For leftists and liberals, this logic sounds a lot like a justification for hierarchy — a fancy way of saying that the people at the top of the social system deserve more rights and protections, no matter how much harm they do. It amounts to a vindication of Frank Wilhoit’s quip that “conservatism consists of exactly one proposition, to wit: There must be in-groups whom the law protects but does not bind, alongside out-groups whom the law binds but does not protect.”
Moreover, the alleged defense of order can become a justification for its own kind of disorder. Daniel Penny is not just a one-off: there is a long and troubling history of conservatives endorsing vigilante killings of the “right kind” of people, with fairly recent examples including Kyle Rittenhouse and George Zimmerman.

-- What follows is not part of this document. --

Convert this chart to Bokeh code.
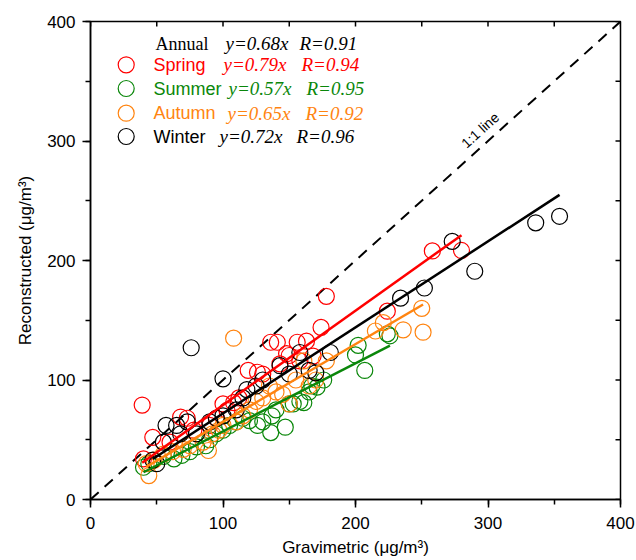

Conservative fetishization of individuals defending order, of a “good guy with a gun,” is part of why America has such a severe violent crime problem in the first place.
Ultimately, though, I find the very need to have this conversation troubling. It’s not good for democracy to have competing factions — left, right, or otherwise — celebrating alleged killers, attempting to score political points with pamphlets written in blood. And the more we as a society normalize this gladiatorial ethos, the greater the risk becomes of these horrors repeating themselves.